**What the task asks**. Leaving out every picture, quote the data below exactly as it appears.

**Provided material**.
┄┄┄┄┄┄┄┄┄┄

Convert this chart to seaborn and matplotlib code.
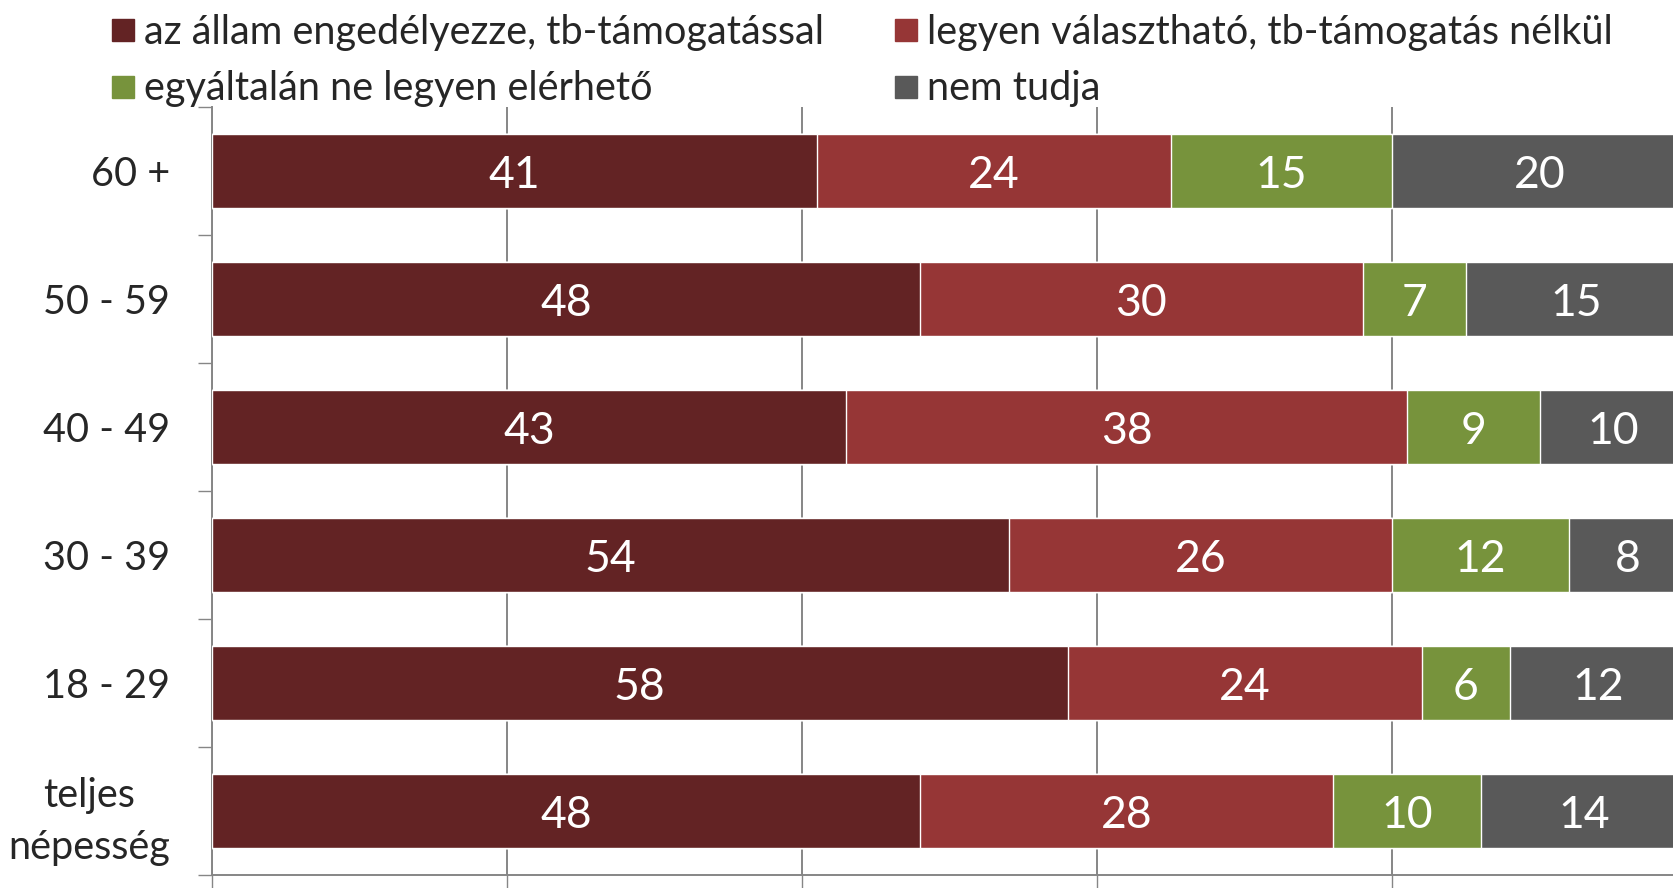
import numpy as np
import pandas as pd
import matplotlib
matplotlib.use('Agg')
import matplotlib.pyplot as plt
from matplotlib.lines import Line2D
import seaborn as sns

# data (percent, each row sums to 100)
groups = ['60 +', '50 - 59', '40 - 49', '30 - 39', '18 - 29', 'teljes\nnépesség']
series = ['az állam engedélyezze, tb-támogatással',
          'legyen választható, tb-támogatás nélkül',
          'egyáltalán ne legyen elérhető',
          'nem tudja']
allam = [41, 48, 43, 54, 58, 48]
valaszthato = [24, 30, 38, 26, 24, 28]
ne_legyen = [15, 7, 9, 12, 6, 10]
nem_tudja = [20, 15, 10, 8, 12, 14]
colors = ['#632324', '#963636', '#77933C', '#595959']

sns.set_style('white')
plt.rcParams['font.family'] = ['Lato', 'DejaVu Sans']
fs = 28.5

df = pd.DataFrame({'group': groups, series[0]: allam, series[1]: valaszthato,
                   series[2]: ne_legyen, series[3]: nem_tudja})
cum = df[series].cumsum(axis=1)

fig = plt.figure(figsize=(16.74, 8.88), dpi=100)
ax = fig.add_axes([212 / 1674, 13 / 888, 1475 / 1674, 768 / 888])

# stacked bars: draw cumulative totals from the widest down
for s, c in reversed(list(zip(series, colors))):
    sns.barplot(x=cum[s], y=df['group'], color=c, width=0.58, orient='h',
                saturation=1, ax=ax, zorder=3)

for i in range(len(groups)):
    for s in series:
        v = df.loc[i, s]
        ax.text(cum.loc[i, s] - v / 2, i, str(v), ha='center', va='center_baseline',
                color='white', fontsize=32, zorder=4)

ax.set_xlim(0, 100)
ax.set_ylim(len(groups) - 0.5, -0.5)
ax.set_xticks([0, 20, 40, 60, 80, 100])
ax.set_xticklabels([])
ax.xaxis.grid(True, color='#868686', lw=1.4, zorder=0)
ax.set_xlabel('')
ax.set_ylabel('')
for side in ['top', 'right']:
    ax.spines[side].set_visible(False)
for side in ['left', 'bottom']:
    ax.spines[side].set_color('#868686')
    ax.spines[side].set_linewidth(1.4)

ax.tick_params(axis='x', which='major', bottom=True, length=10, width=1, color='#868686')
ax.tick_params(axis='y', which='major', length=0, pad=30, labelsize=fs)
ax.set_yticks(np.arange(len(groups) + 1) - 0.5, minor=True)
ax.tick_params(axis='y', which='minor', left=True, length=10, width=1, color='#868686')
for lab in ax.get_yticklabels():
    lab.set_multialignment('center')
    lab.set_linespacing(1.5)

# legend filled row by row like the original
order = [0, 2, 1, 3]
handles = [Line2D([], [], marker='s', ls='', color=colors[k], markersize=16.5) for k in order]
fig.legend(handles, [series[k] for k in order], ncol=2, loc='upper left',
           bbox_to_anchor=(95 / 1674, 1.002), frameon=False, fontsize=fs,
           handlelength=0.6, handletextpad=0.25, columnspacing=1.75,
           labelspacing=0.49, borderaxespad=0)

fig.savefig('out.png', dpi=100)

┄┄┄┄┄┄┄┄┄┄

**Complete response**.
Convert this chart to seaborn and matplotlib code.
import numpy as np
import pandas as pd
import matplotlib
matplotlib.use('Agg')
import matplotlib.pyplot as plt
from matplotlib.lines import Line2D
import seaborn as sns

# data (percent, each row sums to 100)
groups = ['60 +', '50 - 59', '40 - 49', '30 - 39', '18 - 29', 'teljes\nnépesség']
series = ['az állam engedélyezze, tb-támogatással',
          'legyen választható, tb-támogatás nélkül',
          'egyáltalán ne legyen elérhető',
          'nem tudja']
allam = [41, 48, 43, 54, 58, 48]
valaszthato = [24, 30, 38, 26, 24, 28]
ne_legyen = [15, 7, 9, 12, 6, 10]
nem_tudja = [20, 15, 10, 8, 12, 14]
colors = ['#632324', '#963636', '#77933C', '#595959']

sns.set_style('white')
plt.rcParams['font.family'] = ['Lato', 'DejaVu Sans']
fs = 28.5

df = pd.DataFrame({'group': groups, series[0]: allam, series[1]: valaszthato,
                   series[2]: ne_legyen, series[3]: nem_tudja})
cum = df[series].cumsum(axis=1)

fig = plt.figure(figsize=(16.74, 8.88), dpi=100)
ax = fig.add_axes([212 / 1674, 13 / 888, 1475 / 1674, 768 / 888])

# stacked bars: draw cumulative totals from the widest down
for s, c in reversed(list(zip(series, colors))):
    sns.barplot(x=cum[s], y=df['group'], color=c, width=0.58, orient='h',
                saturation=1, ax=ax, zorder=3)

for i in range(len(groups)):
    for s in series:
        v = df.loc[i, s]
        ax.text(cum.loc[i, s] - v / 2, i, str(v), ha='center', va='center_baseline',
                color='white', fontsize=32, zorder=4)

ax.set_xlim(0, 100)
ax.set_ylim(len(groups) - 0.5, -0.5)
ax.set_xticks([0, 20, 40, 60, 80, 100])
ax.set_xticklabels([])
ax.xaxis.grid(True, color='#868686', lw=1.4, zorder=0)
ax.set_xlabel('')
ax.set_ylabel('')
for side in ['top', 'right']:
    ax.spines[side].set_visible(False)
for side in ['left', 'bottom']:
    ax.spines[side].set_color('#868686')
    ax.spines[side].set_linewidth(1.4)

ax.tick_params(axis='x', which='major', bottom=True, length=10, width=1, color='#868686')
ax.tick_params(axis='y', which='major', length=0, pad=30, labelsize=fs)
ax.set_yticks(np.arange(len(groups) + 1) - 0.5, minor=True)
ax.tick_params(axis='y', which='minor', left=True, length=10, width=1, color='#868686')
for lab in ax.get_yticklabels():
    lab.set_multialignment('center')
    lab.set_linespacing(1.5)

# legend filled row by row like the original
order = [0, 2, 1, 3]
handles = [Line2D([], [], marker='s', ls='', color=colors[k], markersize=16.5) for k in order]
fig.legend(handles, [series[k] for k in order], ncol=2, loc='upper left',
           bbox_to_anchor=(95 / 1674, 1.002), frameon=False, fontsize=fs,
           handlelength=0.6, handletextpad=0.25, columnspacing=1.75,
           labelspacing=0.49, borderaxespad=0)

fig.savefig('out.png', dpi=100)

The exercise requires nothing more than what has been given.